The “Heard on the Street” column in today’s Wall Street Journal makes this point about trust waning in the marketplace. It goes on to note that, beyond the details of the 2007 CDO sale, Goldman Sachs did not disclose the SEC subpoenas in August 2008 or the July 2009 Wells notice of a potential SEC enforcement action. Were these items not material, not worthy of disclosing to Goldman Sachs shareholders? When the suit became public Friday, shareholders lost $12 billion.
I won’t try to dissect the controversy over who knew what about the original CDO. Goldman says it did nothing wrong, the investors were sophisticated and should have known another client was betting on the failure of those securities. Maybe caveat emptor is always the rule. Maybe Goldman is just like everyone else, hustling to make a buck (or a billion).
What I will say is that the financial crisis – and the ongoing collapse of trust in capital markets – should drive every company to rethink what it values.

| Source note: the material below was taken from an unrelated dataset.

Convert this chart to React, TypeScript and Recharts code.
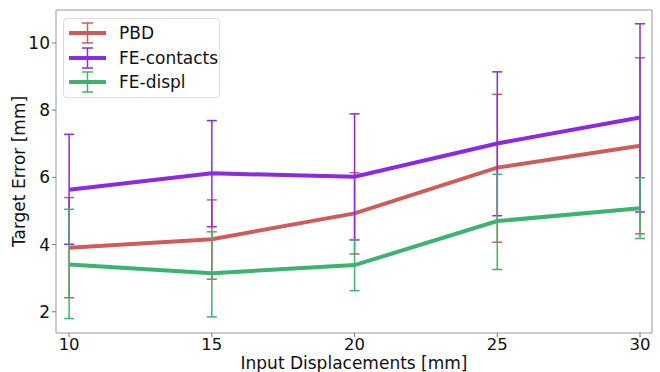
import {
  ComposedChart,
  Line,
  ErrorBar,
  XAxis,
  YAxis,
  ReferenceArea,
} from "recharts"

const displacements = [10, 15, 20, 25, 30]

const pbdMean = [3.91, 4.16, 4.93, 6.29, 6.94]
const pbdLow = [2.42, 2.97, 3.72, 4.07, 4.32]
const pbdHigh = [5.4, 5.33, 6.14, 8.47, 9.56]

const contactsMean = [5.63, 6.12, 6.02, 7.01, 7.78]
const contactsLow = [4.01, 4.53, 4.14, 4.86, 4.97]
const contactsHigh = [7.28, 7.69, 7.89, 9.14, 10.57]

const displMean = [3.41, 3.15, 3.39, 4.7, 5.08]
const displLow = [1.8, 1.85, 2.63, 3.26, 4.18]
const displHigh = [5.05, 4.38, 4.15, 6.09, 5.99]

const xTicks = [10, 15, 20, 25, 30]
const yTicks = [2, 4, 6, 8, 10]

const X_DOMAIN: [number, number] = [9.54, 30.42]
const Y_DOMAIN: [number, number] = [1.37, 10.98]

const FONT = "'DejaVu Sans', sans-serif"

const series = [
  { key: "pbd", name: "PBD", color: "#cd5c5c" },
  { key: "contacts", name: "FE-contacts", color: "#8a2be2" },
  { key: "displ", name: "FE-displ", color: "#3cb371" },
]

const data = displacements.map((d, i) => ({
  x: d,
  pbd: pbdMean[i],
  pbdErr: [pbdMean[i] - pbdLow[i], pbdHigh[i] - pbdMean[i]],
  contacts: contactsMean[i],
  contactsErr: [contactsMean[i] - contactsLow[i], contactsHigh[i] - contactsMean[i]],
  displ: displMean[i],
  displErr: [displMean[i] - displLow[i], displHigh[i] - displMean[i]],
}))

function LegendBox() {
  return (
    <div
      style={{
        position: "absolute",
        left: 63,
        top: 18,
        boxSizing: "border-box",
        width: 157,
        height: 80,
        border: "1px solid #ddd",
        borderRadius: 4,
        background: "rgba(255,255,255,0.8)",
        padding: "2px 0 0 4px",
        fontFamily: FONT,
        fontSize: 17,
        color: "#111",
      }}
    >
      {series.map((s) => (
        <div key={s.key} style={{ display: "flex", alignItems: "center", height: 24.5 }}>
          <svg width={40} height={24} style={{ marginRight: 11 }}>
            <line x1={1} y1={12} x2={38} y2={12} stroke={s.color} strokeWidth={4} />
            <line x1={19.5} y1={2} x2={19.5} y2={22} stroke={s.color} strokeWidth={1.5} />
            <line x1={14} y1={2} x2={25} y2={2} stroke={s.color} strokeWidth={1.5} />
            <line x1={14} y1={22} x2={25} y2={22} stroke={s.color} strokeWidth={1.5} />
          </svg>
          <span>{s.name}</span>
        </div>
      ))}
    </div>
  )
}

export default function App() {
  return (
    <div style={{ position: "absolute", left: 0, top: 0, width: 660, height: 372, background: "#fff" }}>
      <ComposedChart
        width={660}
        height={372}
        data={data}
        margin={{ top: 10, right: 8, left: 0, bottom: 0 }}
      >
        <XAxis
          dataKey="x"
          type="number"
          domain={X_DOMAIN}
          ticks={xTicks}
          allowDataOverflow
          height={39}
          axisLine={false}
          tickLine={{ stroke: "#777" }}
          tickSize={4}
          tick={{ fontSize: 16.5, fill: "#111", fontFamily: FONT, dy: -1 }}
          label={{
            value: "Input Displacements [mm]",
            position: "insideBottom",
            offset: 3,
            fontSize: 17,
            fill: "#111",
            fontFamily: FONT,
          }}
        />
        <YAxis
          type="number"
          domain={Y_DOMAIN}
          ticks={yTicks}
          allowDataOverflow
          width={56}
          axisLine={false}
          tickLine={{ stroke: "#777" }}
          tickSize={4}
          tick={{ fontSize: 17, fill: "#111", fontFamily: FONT }}
          label={{
            value: "Target Error [mm]",
            angle: -90,
            position: "insideLeft",
            offset: 19,
            style: { textAnchor: "middle" },
            fontSize: 17,
            fill: "#111",
            fontFamily: FONT,
          }}
        />
        <ReferenceArea
          x1={X_DOMAIN[0]}
          x2={X_DOMAIN[1]}
          y1={Y_DOMAIN[0]}
          y2={Y_DOMAIN[1]}
          fill="none"
          stroke="#999"
          strokeWidth={1}
          fillOpacity={0}
        />
        {series.map((s) => (
          <Line
            key={s.key}
            dataKey={s.key}
            name={s.name}
            stroke={s.color}
            strokeWidth={4}
            dot={false}
            activeDot={false}
            isAnimationActive={false}
          >
            <ErrorBar
              dataKey={`${s.key}Err`}
              direction="y"
              width={5}
              stroke={s.color}
              strokeWidth={1.5}
              isAnimationActive={false}
            />
          </Line>
        ))}
      </ComposedChart>
      <LegendBox />
    </div>
  )
}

In investor relations, we understand how valuable it is for a company to have earned the confidence of the capital markets. Trust is a long time coming – built by doing what you say, being open, disclosing problems, addressing issues head-on, underpromising and overdelivering, and doing it over and over – for years.
Trust is lost in a moment.
To be clear, the SEC isn’t the one that destroyed trust in this case. Goldman Sachs, if in fact it assembled the junk of the market for hedge funds that were betting against that junk – and then peddled those deals as jewels – destroyed trust.
The pundits think the SEC’s slap at Goldman Sachs will add momentum to the push in Congress for tougher regulation of Wall Street. No doubt. Ever since the market’s collapse in 2008, “transparency” has become the popular buzzword.
In my experience, trust isn’t legislated. Transparency doesn’t come about because lawyers cite chapter and verse of some law, and companies say well, OK. The laws cited in the SEC complaint against Goldman have been on the books all along.
Rather, trust grows out of an impulse for honesty among people making decisions. In investor communication, trust is built upon CEOs, CFOs and IROs asking what information matters, what do investors want to know? What do we know that the investors need to know in order to make informed decisions? And acting upon it.
Every company going into the capital markets now lives with the loss of trust created by failures of transparency over the years. We must rebuild, step by step.
The job of IR is, above all, to provide the transparency that leads to that trust.
What’s your take on Goldman Sachs, transparency – or regulatory reform?